Director Humphrey Jennings’s 1943 World War Two what if? documentary The Silent Village tells how it could have happened in Wales if there had been similar Nazi atrocities there to those perpetrated in 1942 on the Czech small mining village of Lidice in retaliation for the assassination of the high-ranking German SS and police official Reinhard Heydrich, nicknamed the Butcher of Prague, on June 4, 1942.
This imaginative, entirely improvised classic British documentary, made by master documentarist Humphrey Jennings for the Crown Film Unit, did an important wartime task of waking up the public to the appalling extent of the Nazi menace, but it is still powerful, chilling and very moving.
The Silent Village features the inhabitants of the Welsh village of Cwmgiedd, doing a convincing job as the film’s amateur actors.
The Silent Village is directed by Humphrey Jennings, runs 36 minutes, is made by the Crown Film Unit, Czechoslovak Ministry of Foreign Affairs, Ministry of Information and South Wales Miners Federation, is released by Associated British Film Distributors (Ealing Distribution) (1943) (UK), is written by Humphrey Jennings, is shot in black and white by H E Fowle, is produced by Humphrey Jennings and scored by C à Becket Williams.
Jennings is the maker of Listen to Britain (1942), Fires Were Started (1943), A Diary for Timothy (1945) and Family Portrait (1950).
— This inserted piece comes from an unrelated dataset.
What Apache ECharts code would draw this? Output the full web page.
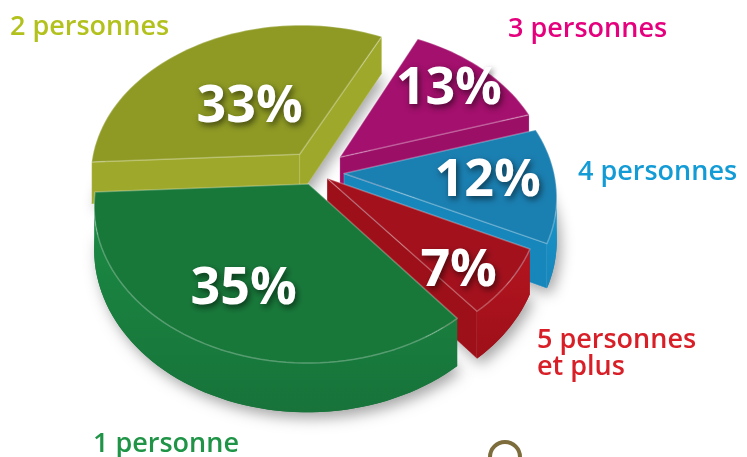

Available on BFI DVD are The Complete Humphrey Jennings Volume One: The First Days [1939], The Complete Humphrey Jennings Volume Two: Fires Were Started [1941] and The Complete Humphrey Jennings Volume Three: A Diary for Timothy.
Volume Two includes the following films: The Heart of Britain (1941), Words for Battle (1941), Listen to Britain (1941), Fires Were Started (1943) and The Silent Village (1943).